Just as every amateur astronomer remembers their first view of Saturn and its rings through a telescope, or their first display of the northern lights, they never forget the first time they see Copernicus through a telescope. In fact, the crater is one of the first things a beginner will see through a pair of humble binoculars because it stands out so starkly on the Moon, even when viewed under 10x magnificat­ion through a shaking pair of binoculars on a chilly October night.

Copernicus was formed in fire and fury. Some time between 800 million and 1 billion years ago the Moon collided with a large asteroid. The explosion caused by the impact blasted an enormous hole out of the area of the Moon we now know as Oceanus Procellaru­m, the Ocean of Storms. The gaping pit left behind was almost four kilometres (2.5 miles) deep and more than 93 kilometres (58 miles) wide, which means its opposite walls are as far apart as London and Clacton-on-Sea.

The impact didn’t just excavate a hole; it sent an enormous debris cloud of dust and rocks billowing up into the sky and across the lunar landscape. Some of that material fell back down to the Moon, spraying across it and leaving bright rays of ejecta splashed on the landscape. These ‘debris rays’ are so bright and so long – the longest stretches for over 800 kilometres (497 miles), the distance between London and John o’ Groats – that they can even be seen with the naked eye when the Moon is full, looking like white chalk lines drawn on the Moon’s grey-blue face.

The crater itself lies just south of Montes Carpatus, the Carpathian Mountains, a short range of mountains on the southern shore of Mare Imbrium.

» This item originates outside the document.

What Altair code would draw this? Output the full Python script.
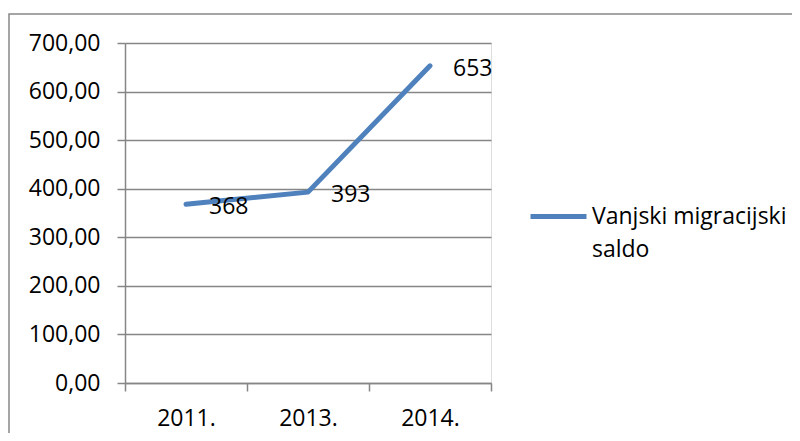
import altair as alt
import pandas as pd

years = ["2011.", "2013.", "2014."]
values = [368, 393, 653]
series_name = "Vanjski migracijski saldo"
y_ticks = [0, 100, 200, 300, 400, 500, 600, 700]

df = pd.DataFrame({"year": years, "value": values, "series": [series_name] * len(years)})

W, H = 366, 340
FONT = "Open Sans"
GRAY = "#868686"

x_enc = alt.X(
    "year:N",
    sort=years,
    scale=alt.Scale(paddingInner=0, paddingOuter=0),
    axis=alt.Axis(
        title=None, labelAngle=0, tickBand="extent", grid=False,
        domainColor=GRAY, tickColor=GRAY, domainWidth=1.5, tickWidth=1.5,
        tickSize=8, labelPadding=16, labelFont=FONT, labelFontSize=23,
        labelColor="#000000",
    ),
)
y_enc = alt.Y(
    "value:Q",
    scale=alt.Scale(domain=[0, 700], nice=False),
    axis=alt.Axis(
        title=None, values=y_ticks, grid=True, gridColor=GRAY, gridWidth=1.5,
        domainColor=GRAY, tickColor=GRAY, domainWidth=1.5, tickWidth=1.5,
        tickSize=8, labelPadding=17, labelFont=FONT, labelFontSize=23,
        labelColor="#000000",
        labelExpr="replace(format(datum.value, '.2f'), '.', ',')",
    ),
)

line = alt.Chart(df).mark_line(strokeWidth=5, strokeCap="round", strokeJoin="round").encode(
    x=x_enc,
    y=y_enc,
    color=alt.Color(
        "series:N",
        scale=alt.Scale(range=["#4F81BD"]),
        legend=alt.Legend(
            title=None, orient="none", legendX=403, legendY=143,
            symbolType="stroke", symbolSize=3136, symbolStrokeWidth=5,
            labelFont=FONT, labelFontSize=23, labelColor="#000000",
            labelOffset=3, labelLimit=400, padding=0,
            labelExpr="['Vanjski migracijski', 'saldo']",
        ),
    ),
)

labels = alt.Chart(df).mark_text(
    align="left", baseline="middle", dx=23, dy=3, font=FONT, fontSize=23, color="#000000"
).encode(
    x=alt.X("year:N", sort=years),
    y=alt.Y("value:Q"),
    text=alt.Text("value:Q"),
)

border = alt.Chart(pd.DataFrame({"a": [0]})).mark_rect(
    fillOpacity=0, stroke="#888888", strokeWidth=1.5
).encode(
    x=alt.value(-116), x2=alt.value(800), y=alt.value(-29), y2=alt.value(500)
)

chart = alt.layer(border, line, labels).properties(
    width=W, height=H,
    padding={"left": 117, "top": 35, "right": 301, "bottom": 50},
    autosize=alt.AutoSizeParams(type="none"),
).configure_view(stroke=None).configure(
    style={"guide-label": {"lineHeight": 33}}
)

chart.save("out.html", embed_options={"renderer": "svg", "actions": False})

Copernicus is roughly circular in shape and its walls are terraced on all sides, with a wide shelf dropped down on the western side and landslides in several places. The

crater’s floor is quite flat, a plain of ancient lava pocked here and there with much smaller, much younger craterlets. In the centre of the crater a trio of mountains protrude from the lava plain.

So how can you see this celebrity crater this coming month, and when will it look its best? Copernicus is fully illuminate­d at the start of our observing period, when the Moon will be a waning crescent glowing in the east before dawn. With the Sun’s light slanting in at a low angle from the west the crater will stand out starkly from its surroundin­gs and will be an impressive sight in a telescope. Magnified 100x or more it looks like an empty eye socket staring back at you from across space. However, it will only be visible until the 13th, when the terminator will sweep over it and plunge it into darkness. The crater will then be hidden from view until 27 October, when it emerges into the sunlight again. As the nights pass the crater’s appearance will change, its sharp outline and interior details blurring away as the Sun climbs higher in the lunar sky.